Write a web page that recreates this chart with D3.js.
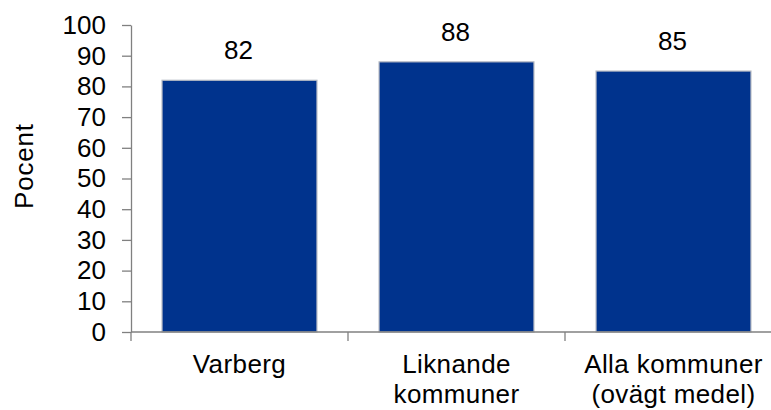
<!DOCTYPE html>
<html>
<head>
<meta charset="utf-8">
<script src="https://cdn.jsdelivr.net/npm/d3@7"></script>
<style>
  html, body { margin: 0; padding: 0; background: #fff; }
  svg { display: block; }
  text { font-family: "Liberation Sans", Arial, sans-serif; fill: #000; }
</style>
</head>
<body>
<svg id="chart" width="771" height="410"></svg>
<script>
// Chart data
const categories = ["Varberg", "Liknande kommuner", "Alla kommuner (ovägt medel)"];
const categoryLines = [["Varberg"], ["Liknande", "kommuner"], ["Alla kommuner", "(ovägt medel)"]];
const values = [82, 88, 85];
const yTicks = [0, 10, 20, 30, 40, 50, 60, 70, 80, 90, 100];
const yTitle = "Pocent";

const svg = d3.select("#chart");
const plot = { left: 131, top: 25, right: 782, bottom: 332 };
const fontSize = 26;

const x = d3.scaleBand()
  .domain(categories)
  .range([plot.left, plot.right])
  .paddingInner(0.286)
  .paddingOuter(0.143);

const y = d3.scaleLinear()
  .domain([0, 100])
  .range([plot.bottom, plot.top]);

const axisColor = "#808080";

// Bars
svg.append("g")
  .selectAll("rect")
  .data(values)
  .join("rect")
  .attr("x", (d, i) => x(categories[i]))
  .attr("y", d => y(d))
  .attr("width", x.bandwidth())
  .attr("height", d => y(0) - y(d))
  .attr("fill", "#00338D")
  .attr("stroke", "#B8BCC4")
  .attr("stroke-width", 1.2);

// Value labels
svg.append("g")
  .selectAll("text")
  .data(values)
  .join("text")
  .attr("x", (d, i) => x(categories[i]) + x.bandwidth() / 2 - 1)
  .attr("y", d => y(d) - 21)
  .attr("text-anchor", "middle")
  .attr("font-size", fontSize)
  .text(d => d);

// Y axis
const yAxis = svg.append("g")
  .attr("transform", `translate(${plot.left},0)`)
  .call(d3.axisLeft(y).tickValues(yTicks).tickSize(9).tickPadding(16).tickSizeOuter(0));
yAxis.select(".domain").attr("stroke", axisColor).attr("stroke-width", 1.3);
yAxis.selectAll(".tick line").attr("stroke", axisColor).attr("stroke-width", 1.3);
yAxis.selectAll(".tick text")
  .attr("font-size", fontSize)
  .attr("font-family", "Liberation Sans, Arial, sans-serif")
  .attr("fill", "#000");

// X axis: line with ticks at category boundaries
const xg = svg.append("g");
xg.append("line")
  .attr("x1", plot.left).attr("x2", 771)
  .attr("y1", y(0)).attr("y2", y(0))
  .attr("stroke", axisColor).attr("stroke-width", 1.3);
const step = x.step();
const boundaries = [0, 1, 2].map(i => x(categories[i]) - step * x.paddingInner() / 2);
xg.selectAll("line.tick")
  .data(boundaries)
  .join("line")
  .attr("class", "tick")
  .attr("x1", d => d).attr("x2", d => d)
  .attr("y1", y(0)).attr("y2", y(0) + 9)
  .attr("stroke", axisColor).attr("stroke-width", 1.3);

// Category labels
categoryLines.forEach((lines, i) => {
  const cx = x(categories[i]) + x.bandwidth() / 2;
  const t = svg.append("text")
    .attr("x", cx)
    .attr("y", 373)
    .attr("text-anchor", "middle")
    .attr("font-size", fontSize)
    .attr("letter-spacing", 0.4);
  lines.forEach((ln, j) => {
    t.append("tspan")
      .attr("x", cx)
      .attr("dy", j === 0 ? 0 : 30)
      .text(ln);
  });
});

// Y axis title
svg.append("text")
  .attr("transform", "translate(33,166) rotate(-90)")
  .attr("text-anchor", "middle")
  .attr("font-size", fontSize)
  .attr("letter-spacing", 0.8)
  .text(yTitle);
</script>
</body>
</html>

> _Task objective_: Omit any images, then output the listing exactly.

> _Task response_:
Write a web page that recreates this chart with D3.js.
<!DOCTYPE html>
<html>
<head>
<meta charset="utf-8">
<script src="https://cdn.jsdelivr.net/npm/d3@7"></script>
<style>
  html, body { margin: 0; padding: 0; background: #fff; }
  svg { display: block; }
  text { font-family: "Liberation Sans", Arial, sans-serif; fill: #000; }
</style>
</head>
<body>
<svg id="chart" width="771" height="410"></svg>
<script>
// Chart data
const categories = ["Varberg", "Liknande kommuner", "Alla kommuner (ovägt medel)"];
const categoryLines = [["Varberg"], ["Liknande", "kommuner"], ["Alla kommuner", "(ovägt medel)"]];
const values = [82, 88, 85];
const yTicks = [0, 10, 20, 30, 40, 50, 60, 70, 80, 90, 100];
const yTitle = "Pocent";

const svg = d3.select("#chart");
const plot = { left: 131, top: 25, right: 782, bottom: 332 };
const fontSize = 26;

const x = d3.scaleBand()
  .domain(categories)
  .range([plot.left, plot.right])
  .paddingInner(0.286)
  .paddingOuter(0.143);

const y = d3.scaleLinear()
  .domain([0, 100])
  .range([plot.bottom, plot.top]);

const axisColor = "#808080";

// Bars
svg.append("g")
  .selectAll("rect")
  .data(values)
  .join("rect")
  .attr("x", (d, i) => x(categories[i]))
  .attr("y", d => y(d))
  .attr("width", x.bandwidth())
  .attr("height", d => y(0) - y(d))
  .attr("fill", "#00338D")
  .attr("stroke", "#B8BCC4")
  .attr("stroke-width", 1.2);

// Value labels
svg.append("g")
  .selectAll("text")
  .data(values)
  .join("text")
  .attr("x", (d, i) => x(categories[i]) + x.bandwidth() / 2 - 1)
  .attr("y", d => y(d) - 21)
  .attr("text-anchor", "middle")
  .attr("font-size", fontSize)
  .text(d => d);

// Y axis
const yAxis = svg.append("g")
  .attr("transform", `translate(${plot.left},0)`)
  .call(d3.axisLeft(y).tickValues(yTicks).tickSize(9).tickPadding(16).tickSizeOuter(0));
yAxis.select(".domain").attr("stroke", axisColor).attr("stroke-width", 1.3);
yAxis.selectAll(".tick line").attr("stroke", axisColor).attr("stroke-width", 1.3);
yAxis.selectAll(".tick text")
  .attr("font-size", fontSize)
  .attr("font-family", "Liberation Sans, Arial, sans-serif")
  .attr("fill", "#000");

// X axis: line with ticks at category boundaries
const xg = svg.append("g");
xg.append("line")
  .attr("x1", plot.left).attr("x2", 771)
  .attr("y1", y(0)).attr("y2", y(0))
  .attr("stroke", axisColor).attr("stroke-width", 1.3);
const step = x.step();
const boundaries = [0, 1, 2].map(i => x(categories[i]) - step * x.paddingInner() / 2);
xg.selectAll("line.tick")
  .data(boundaries)
  .join("line")
  .attr("class", "tick")
  .attr("x1", d => d).attr("x2", d => d)
  .attr("y1", y(0)).attr("y2", y(0) + 9)
  .attr("stroke", axisColor).attr("stroke-width", 1.3);

// Category labels
categoryLines.forEach((lines, i) => {
  const cx = x(categories[i]) + x.bandwidth() / 2;
  const t = svg.append("text")
    .attr("x", cx)
    .attr("y", 373)
    .attr("text-anchor", "middle")
    .attr("font-size", fontSize)
    .attr("letter-spacing", 0.4);
  lines.forEach((ln, j) => {
    t.append("tspan")
      .attr("x", cx)
      .attr("dy", j === 0 ? 0 : 30)
      .text(ln);
  });
});

// Y axis title
svg.append("text")
  .attr("transform", "translate(33,166) rotate(-90)")
  .attr("text-anchor", "middle")
  .attr("font-size", fontSize)
  .attr("letter-spacing", 0.8)
  .text(yTitle);
</script>
</body>
</html>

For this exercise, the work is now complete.